Compensation for poorly performing investments

The Taxation of Pension Schemes (Transitional Provisions) Order 2006 modified sections of the Finance Act 2004 for any individual who has given notice to rely on primary protection, where:

  • the pension scheme is a money purchase arrangement, (other than a cash balance arrangement) or a hybrid arrangement where benefits provided may be money purchase (but not cash balance)

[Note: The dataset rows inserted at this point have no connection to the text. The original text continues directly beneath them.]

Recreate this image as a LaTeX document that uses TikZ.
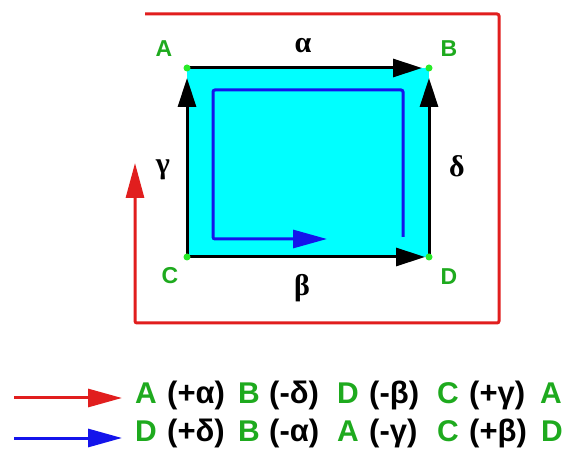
\documentclass[tikz,border=0pt]{standalone}
\usepackage{fontspec}
\setmainfont{Liberation Sans}
\newfontfamily\serifgr{Liberation Serif}
\usetikzlibrary{arrows.meta}
\definecolor{lblgreen}{RGB}{30,170,30}
\definecolor{dotgreen}{RGB}{40,235,40}
\definecolor{fillcyan}{RGB}{0,255,255}
\definecolor{linered}{RGB}{225,30,30}
\definecolor{lineblue}{RGB}{20,20,235}
\begin{document}
\begin{tikzpicture}[x=1pt,y=-1pt,
  edgeline/.style={line width=3pt,black,-{Triangle[length=29pt,width=18pt]}},
  blueline/.style={line width=3pt,lineblue,rounded corners=2pt,-{Triangle[length=34pt,width=18pt]}},
  redline/.style={line width=3pt,linered,rounded corners=2pt,-{Triangle[length=35pt,width=18pt]}},
  cornerdot/.style={circle,fill=dotgreen,inner sep=0pt,minimum size=7pt},
  ptlabel/.style={text=lblgreen,font=\fontsize{23}{25}\selectfont\bfseries,inner sep=0pt},
  grlabel/.style={text=black,font=\fontsize{30}{32}\selectfont\serifgr\bfseries,inner sep=0pt},
  legpt/.style={text=lblgreen,font=\fontsize{30}{32}\selectfont\bfseries,inner sep=0pt,anchor=base west},
  legtx/.style={text=black,font=\fontsize{31}{33}\selectfont\bfseries,inner sep=0pt,anchor=base west}
]
\useasboundingbox (0,0) rectangle (568,454);
\fill[white] (0,0) rectangle (568,454);

% corners
\coordinate (A) at (187,68);
\coordinate (B) at (429,68);
\coordinate (C) at (187,257);
\coordinate (D) at (429,257);

\fill[fillcyan] (A) rectangle (D);

% blue path
\coordinate (b1) at (403,237);
\coordinate (b2) at (403,90);
\coordinate (b3) at (213,90);
\coordinate (b4) at (213,239);
\coordinate (b5) at (327,239);
\draw[blueline] (b1) -- (b2) -- (b3) -- (b4) -- (b5);

% black edges
\draw[edgeline,shorten >=7pt] (A) -- (B);
\draw[edgeline,shorten >=4pt] (C) -- (D);
\draw[edgeline,shorten >=10pt] (C) -- (A);
\draw[edgeline,shorten >=10pt] (D) -- (B);

\node[cornerdot] (dA) at (A) {};
\node[cornerdot] (dB) at (B) {};
\node[cornerdot] (dC) at (C) {};
\node[cornerdot] (dD) at (D) {};

% red path
\coordinate (r1) at (145,14);
\coordinate (r2) at (499,14);
\coordinate (r3) at (499,323);
\coordinate (r4) at (135,323);
\coordinate (r5) at (135,163);
\draw[redline] (r1) -- (r2) -- (r3) -- (r4) -- (r5);

% labels
\node[ptlabel] (lA) at (164,49) {A};
\node[ptlabel] (lB) at (449,49) {B};
\node[ptlabel] (lC) at (170,276) {C};
\node[ptlabel] (lD) at (449,277) {D};
\node[grlabel] (ga) at (303,46) {α};
\node[grlabel] (gb) at (302,288) {β};
\node[grlabel] (gc) at (163,170) {γ};
\node[grlabel] (gd) at (457,166) {δ};

% legend
\coordinate (ls1) at (14,398);
\coordinate (le1) at (122,398);
\coordinate (ls2) at (14,438);
\coordinate (le2) at (122,438);
\draw[line width=3pt,linered,-{Triangle[length=34pt,width=18pt]}] (ls1) -- (le1);
\draw[line width=3pt,lineblue,-{Triangle[length=34pt,width=18pt]}] (ls2) -- (le2);

\node[legpt] (p11) at (135,403) {A};
\node[legtx] (t11) at (167,403) {(+α)};
\node[legpt] (p12) at (238,403) {B};
\node[legtx] (t12) at (269,403) {(-δ)};
\node[legpt] (p13) at (337,403) {D};
\node[legtx] (t13) at (369,403) {(-β)};
\node[legpt] (p14) at (437,403) {C};
\node[legtx] (t14) at (469,403) {(+γ)};
\node[legpt] (p15) at (540,403) {A};

\node[legpt] (p21) at (135,442) {D};
\node[legtx] (t21) at (167,442) {(+δ)};
\node[legpt] (p22) at (238,442) {B};
\node[legtx] (t22) at (269,442) {(-α)};
\node[legpt] (p23) at (337,442) {A};
\node[legtx] (t23) at (369,442) {(-γ)};
\node[legpt] (p24) at (437,442) {C};
\node[legtx] (t24) at (469,442) {(+β)};
\node[legpt] (p25) at (541,442) {D};
\end{tikzpicture}
\end{document}
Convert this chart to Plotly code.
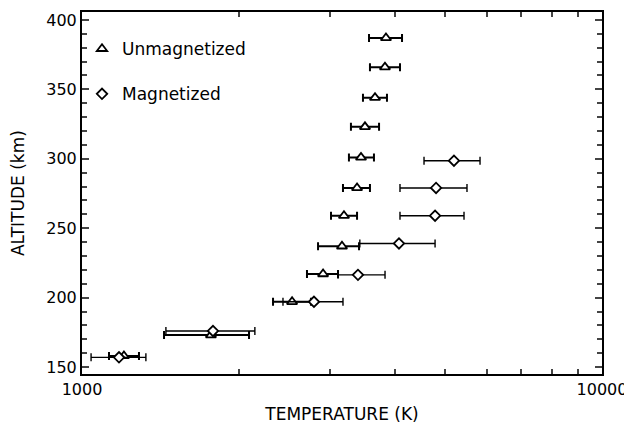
import plotly.graph_objects as go

# Unmagnetized (triangles)
unmag_alt = [387, 366, 344, 323, 301, 279, 259, 237, 217, 197, 173, 158]
unmag_T = [3842, 3825, 3660, 3501, 3440, 3380, 3190, 3162, 2908, 2535, 1770, 1204]
unmag_lo = [3564, 3579, 3470, 3290, 3261, 3176, 3012, 2844, 2708, 2330, 1438, 1127]
unmag_hi = [4125, 4088, 3859, 3726, 3643, 3579, 3380, 3410, 3107, 2756, 2095, 1287]

# Magnetized (diamonds)
mag_alt = [298.6, 279, 259, 239, 216.4, 197, 176, 157]
mag_T = [5192, 4796, 4775, 4070, 3394, 2793, 1786, 1178]
mag_lo = [4547, 4088, 4088, 3422, 3107, 2435, 1450, 1041]
mag_hi = [5827, 5500, 5428, 4775, 3826, 3176, 2150, 1327]

x_ticks = [1000, 10000]
x_ticklabels = ["1000", "10000"]
y_ticks = [150, 200, 250, 300, 350, 400]

FONT = "DejaVu Sans"

fig = go.Figure()
fig.add_trace(go.Scatter(
    x=unmag_T, y=unmag_alt, mode="markers", name="Unmagnetized",
    legendgroup="u",
    marker=dict(symbol="triangle-up", size=9, color="white",
                line=dict(width=1.8, color="black")),
    error_x=dict(type="data", symmetric=False,
                 array=[h - t for h, t in zip(unmag_hi, unmag_T)],
                 arrayminus=[t - l for t, l in zip(unmag_T, unmag_lo)],
                 color="black", thickness=2, width=4),
))
fig.add_trace(go.Scatter(
    x=mag_T, y=mag_alt, mode="markers", name="Magnetized",
    legendgroup="m",
    marker=dict(symbol="diamond", size=8, color="white",
                line=dict(width=1.8, color="black")),
    error_x=dict(type="data", symmetric=False,
                 array=[h - t for h, t in zip(mag_hi, mag_T)],
                 arrayminus=[t - l for t, l in zip(mag_T, mag_lo)],
                 color="black", thickness=1.4, width=4),
))

fig.update_layout(
    width=632, height=426,
    margin=dict(l=74, r=38, t=2, b=60),
    paper_bgcolor="white", plot_bgcolor="white",
    font=dict(family=FONT, size=17, color="black"),
    showlegend=True,
    legend=dict(x=0.0, y=0.947, xanchor="left", yanchor="top",
                bgcolor="rgba(0,0,0,0)", tracegroupgap=20,
                font=dict(size=17)),
    annotations=[dict(
        text="ALTITUDE (km)", textangle=-90, showarrow=False,
        xref="paper", yref="paper", x=-0.123, y=0.5,
        xanchor="center", yanchor="middle", font=dict(size=17),
    )],
)
fig.update_xaxes(
    type="log", range=[3, 4],
    tickvals=x_ticks, ticktext=x_ticklabels,
    ticks="inside", ticklen=7, tickwidth=1.5,
    minor=dict(ticks="inside", ticklen=5, tickwidth=1.5, dtick="D1", showgrid=False),
    showline=True, linecolor="black", linewidth=2, mirror="ticks",
    showgrid=False, zeroline=False,
    title=dict(text="TEMPERATURE (K)", standoff=10, font=dict(size=17)),
    tickfont=dict(size=16),
)
fig.update_yaxes(
    range=[145, 405.7],
    tickvals=y_ticks,
    ticks="inside", ticklen=7, tickwidth=1.5,
    minor=dict(ticks="inside", ticklen=5, tickwidth=1.5, dtick=10, showgrid=False),
    showline=True, linecolor="black", linewidth=2, mirror="ticks",
    showgrid=False, zeroline=False,
    tickfont=dict(size=16),
)

fig.write_html("out.html")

  • an amount is paid into the pension scheme (or is determined as being payable) between 6 April 2006 and 5 April 2009 in respect of poor performance of an investment owned by that scheme

  • the investment was owned by the pension scheme before 6 April 2006 and offered for sale to the public on the open market, and

  • the amount of compensation paid is reasonable, which is the level expected to be paid between two unconnected parties (i.e. an open market value).

In such circumstances, the value of the member's benefits at 5 April 2006 can include the value of relevant compensation for poorly performing investments (reduced appropriately in respect of 'other' pension benefits under a hybrid arrangement). The compensation is valued at the date of payment.

Article 10, The Taxation of Pension Schemes (Transitional Provisions) Order 2006/572


The Taxation of Pension Schemes (Transitional Provisions) Order 2006 modified the Finance Act 2004 for any individual who meets the following criteria:

  • the individual gives or has already given HMRC notice to rely on a lifetime allowance enhancement factor (non-residence factor), due to meeting the requirement for relevant overseas individuals from 6 April 2006

  • the individual also gives or has already given notice to HMRC to rely on the 'standard' enhanced primary protection requirements

  • the individual would have been a relevant overseas individual in the 2005/06 tax year if that regulation had been in force during that period.

The modifications prevent an individual qualifying for two lifetime allowance enhancement factors in respect of the same increase in benefits by applying for primary protection and a non-residence LTA enhancement factor.